Job Execution Lifecycle¶

The job system lifecycle covers the flow from job definition to execution tracking:

A job is defined via the UI or API, specifying a task, optional arguments, and an optional schedule.
The custom scheduler beat polls the database and triggers job runs when due (or immediately for manual runs).
The job run launches a Celery task using the specified queue and arguments.
During execution, any output logged using current_app.logger is forwarded to OpenSearch for logging.
Once finished, the job run's status, message, and timestamps are saved for future audit and inspection.

Logging & Auditability¶

When a job is run, a context object is initialized and passed down automatically to the executing Celery task. This context is used to capture logs that are specific to that job run.

To log within a job, developers simply use:

from flask import current_app

current_app.logger.info("Starting embargo lift...")
current_app.logger.warning("Some records could not be updated.")
current_app.logger.error("Failed to reindex embargoed record.")

No additional configuration is required — as long as the task is declared and triggered as a registered Job, the logging context is handled automatically. A custom logging handler within the job system detects and stores these logs in OpenSearch under the associated run.

Log Levels¶

The following log levels are supported and captured:

DEBUG – for verbose internal flow details.
INFO – for normal progress updates (recommended default).
WARNING – for recoverable problems or anomalies.
ERROR – for failures that do not abort the task.
CRITICAL – for unrecoverable issues that likely cause failure.

Accessing Logs¶

Logs are linked to a specific Job Run and are persisted in OpenSearch.

Error Semantics¶

Jobs can complete with three outcomes:

✅ Success (task completes with no exceptions).
⚠️ Partial Success (TaskExecutionPartialError).
❌ Failure (any other exception).

Use TaskExecutionPartialError when the task completes but with non-fatal issues (e.g., partial data processed).

Scheduling & Concurrency¶

Jobs can be:

Run immediately from the UI.
Scheduled with CRON or interval-based configurations via the admin panel.

No Concurrency Control

There is no built-in mechanism to prevent a job from being executed multiple times concurrently.

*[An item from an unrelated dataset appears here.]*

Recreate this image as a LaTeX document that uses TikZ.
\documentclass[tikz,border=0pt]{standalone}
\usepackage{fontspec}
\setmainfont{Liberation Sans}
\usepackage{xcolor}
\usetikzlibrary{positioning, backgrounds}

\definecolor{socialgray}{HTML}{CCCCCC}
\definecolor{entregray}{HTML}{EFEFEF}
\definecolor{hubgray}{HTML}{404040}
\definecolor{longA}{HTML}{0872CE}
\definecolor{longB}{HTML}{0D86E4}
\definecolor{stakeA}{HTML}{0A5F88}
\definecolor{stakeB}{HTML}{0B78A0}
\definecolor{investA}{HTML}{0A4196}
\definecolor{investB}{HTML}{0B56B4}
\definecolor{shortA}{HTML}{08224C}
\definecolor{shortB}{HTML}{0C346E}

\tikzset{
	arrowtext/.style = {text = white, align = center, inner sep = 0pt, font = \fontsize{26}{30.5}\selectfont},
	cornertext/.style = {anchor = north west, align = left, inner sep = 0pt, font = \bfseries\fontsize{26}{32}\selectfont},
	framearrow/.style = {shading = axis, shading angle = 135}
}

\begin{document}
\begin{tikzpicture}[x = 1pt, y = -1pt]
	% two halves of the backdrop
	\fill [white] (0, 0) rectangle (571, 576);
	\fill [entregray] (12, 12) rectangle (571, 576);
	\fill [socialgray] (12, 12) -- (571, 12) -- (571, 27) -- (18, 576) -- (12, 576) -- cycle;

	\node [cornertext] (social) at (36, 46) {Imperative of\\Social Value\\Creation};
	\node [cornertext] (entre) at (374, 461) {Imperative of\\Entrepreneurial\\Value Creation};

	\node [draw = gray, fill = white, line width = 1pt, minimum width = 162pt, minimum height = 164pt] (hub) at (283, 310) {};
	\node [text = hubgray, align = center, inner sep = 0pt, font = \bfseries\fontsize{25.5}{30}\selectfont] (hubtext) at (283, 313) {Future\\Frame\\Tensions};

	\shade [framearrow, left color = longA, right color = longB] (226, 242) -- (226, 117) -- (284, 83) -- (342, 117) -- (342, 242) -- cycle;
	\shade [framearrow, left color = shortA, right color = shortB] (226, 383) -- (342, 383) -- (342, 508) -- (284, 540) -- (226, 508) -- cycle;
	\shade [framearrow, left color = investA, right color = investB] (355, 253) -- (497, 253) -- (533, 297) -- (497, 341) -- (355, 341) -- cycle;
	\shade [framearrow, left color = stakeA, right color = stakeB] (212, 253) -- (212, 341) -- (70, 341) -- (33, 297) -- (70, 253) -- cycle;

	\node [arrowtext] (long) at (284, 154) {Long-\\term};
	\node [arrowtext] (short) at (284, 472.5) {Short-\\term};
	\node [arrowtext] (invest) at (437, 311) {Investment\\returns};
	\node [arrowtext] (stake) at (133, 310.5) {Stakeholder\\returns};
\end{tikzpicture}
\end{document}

If a job is triggered again while a previous run is still active (manually or by schedule), both runs will proceed in parallel.

Developers are responsible for ensuring that the underlying Celery task is idempotent and safe to run concurrently, especially when modifying shared data or external systems.

Security Model¶

Only administrators (users with access to the admin panel) can view, configure, or run jobs.
There is currently no per-tenant job isolation.

Extensibility¶

Developers can:

Define new jobs by subclassing JobType or using the JobType.create() factory.
Customize input schemas via Marshmallow.
Use standard Celery tooling for scaling, monitoring, and worker management.

Known Limitations¶

No native support for job dependencies or chaining.
No retry strategy at the job system level (rely on Celery’s retry mechanism).
No multi-tenant separation of job visibility or logs.
No CLI utilities for job introspection (UI/API only).